G. E. Moore’s view is that anything intrinsically valuable is valuable independently of human interaction or appreciation. Thus the world would be a better one if there was breathtaking natural scenery on Pluto, even though no sentient creature would ever see it.
[4] Riker (1982) p.117.
[5] See D. Saari (1994) Geometry of Voting p.327.
[6] For the deliberative response, see D. Miller (1992) ‘Deliberative Democracy and Social Choice’ in Political Studies 40 [reprinted in D. Estlund (ed.) (2002) Democracy]. On homogeneity, see G. Mackie (2003) especially pp.47-55.

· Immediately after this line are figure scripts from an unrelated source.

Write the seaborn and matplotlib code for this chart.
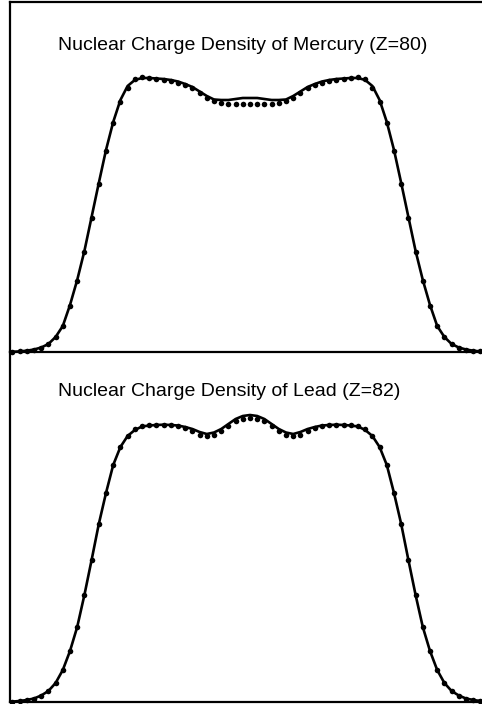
import numpy as np
import pandas as pd
import matplotlib
matplotlib.use("Agg")
import matplotlib.pyplot as plt
import seaborn as sns

# radius grid (fm), dot spacing 0.3 fm
r_grid = np.round(np.arange(-9.9, 9.91, 0.3), 1)

# Mercury (Z=80): fitted curve and measured points, radius 0 .. 9.9 fm
hg_half_line = [2.54, 2.54, 2.53, 2.52, 2.52, 2.525, 2.56, 2.605, 2.65, 2.68,
                2.705, 2.72, 2.73, 2.735, 2.74, 2.74, 2.72, 2.66, 2.52, 2.30,
                2.02, 1.69, 1.35, 1.01, 0.72, 0.47, 0.26, 0.15, 0.08, 0.045,
                0.025, 0.013, 0.006, 0.002]
hg_half_dots = [2.485, 2.485, 2.485, 2.485, 2.49, 2.51, 2.545, 2.59, 2.64, 2.67,
                2.695, 2.71, 2.725, 2.735, 2.745, 2.75, 2.73, 2.64, 2.50, 2.29,
                2.01, 1.68, 1.34, 1.00, 0.71, 0.46, 0.26, 0.15, 0.08, 0.045,
                0.025, 0.013, 0.006, 0.002]

# Lead (Z=82)
pb_half_line = [2.87, 2.86, 2.83, 2.78, 2.73, 2.695, 2.68, 2.70, 2.73, 2.75,
                2.765, 2.77, 2.773, 2.77, 2.765, 2.755, 2.72, 2.66, 2.55, 2.37,
                2.09, 1.78, 1.42, 1.07, 0.75, 0.51, 0.32, 0.19, 0.11, 0.065,
                0.035, 0.02, 0.01, 0.004]
pb_half_dots = [2.84, 2.835, 2.81, 2.76, 2.71, 2.67, 2.66, 2.675, 2.71, 2.74,
                2.76, 2.77, 2.775, 2.775, 2.775, 2.765, 2.73, 2.66, 2.55, 2.37,
                2.09, 1.78, 1.42, 1.07, 0.75, 0.51, 0.32, 0.19, 0.11, 0.065,
                0.035, 0.02, 0.01, 0.004]

titles = ["Nuclear Charge Density of Mercury (Z=80)",
          "Nuclear Charge Density of Lead (Z=82)"]


def full_profile(half):
    # radial density is symmetric about the nuclear centre
    return list(half[::-1]) + list(half[1:])


sns.set_style("white")
plt.rcParams['font.family'] = ['Liberation Sans', 'DejaVu Sans']

fig = plt.figure(figsize=(4.82, 7.04), dpi=100)
W, H = 482.0, 704.0
ax_top = fig.add_axes([10 / W, (704 - 352) / H, 480 / W, 350 / H])
ax_bot = fig.add_axes([10 / W, (704 - 702) / H, 480 / W, 350 / H])

panels = [(ax_top, hg_half_line, hg_half_dots, titles[0], 0.863, True),
          (ax_bot, pb_half_line, pb_half_dots, titles[1], 0.874, False)]

for ax, hl, hd, title, ty, show_top in panels:
    df_line = pd.DataFrame({"r": r_grid, "rho": full_profile(hl)})
    df_dots = pd.DataFrame({"r": r_grid, "rho": full_profile(hd)})
    sns.lineplot(data=df_line, x="r", y="rho", ax=ax, color="black",
                 linewidth=1.9, sort=True, clip_on=False)
    sns.scatterplot(data=df_dots, x="r", y="rho", ax=ax, color="black",
                    s=16, linewidth=0, clip_on=False, zorder=3)
    ax.set_xlim(-10, 10)
    ax.set_ylim(0, 3.5)
    ax.set_xticks([])
    ax.set_yticks([])
    ax.set_xlabel("")
    ax.set_ylabel("")
    ax.set_facecolor("none")
    for side in ["left", "bottom", "top"]:
        ax.spines[side].set_color("black")
        ax.spines[side].set_linewidth(1.6)
    ax.spines["right"].set_visible(False)
    ax.spines["top"].set_visible(show_top)
    ax.text(0.1, ty, title, transform=ax.transAxes, fontsize=14,
            ha="left", va="baseline", color="black")

fig.savefig("out.png", dpi=100, facecolor="white")
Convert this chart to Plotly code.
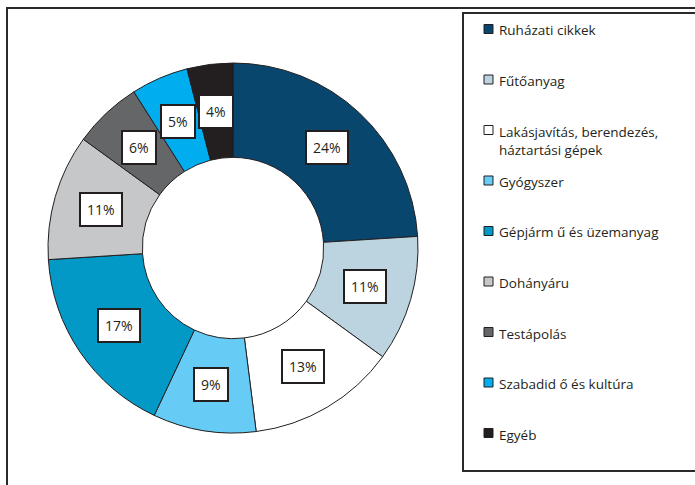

[7] G. Mackie (2003) “Historically, Arrow’s theorem is the consequence of noncomparabilist dogma in the discipline of economics, that it is meaningless to compare one person’s welfare to another’s, that interpersonal utility comparisons are impossible” p.8.
[8] A. Sen (1982) p.330.
[9] B. Barry ‘Is Democracy Special?’ in his (1991) Democracy and Power p.38. This fits Fleurbaey’s argument for democratic votes to be weighted according to the interests one has at stake. Note, however, that even if we can agree the relative interests people have at stake, we don’t necessarily want to accord with the person who has most at stake. The convicted criminal, for example, may lose more for going to prison than any of us – individually or collectively – gain by his doing so. (But then, this is not simply a democratic decision; it brings in independent requirements of justice).
[10] K. Shepsle & M. Bonchek (1997) Analyzing Politics: Rationality, behavior and institutions p.67. Quoted in G. Mackie (2003) p.14.
[11] D. C. Mueller (2003) Public Choice III p.588.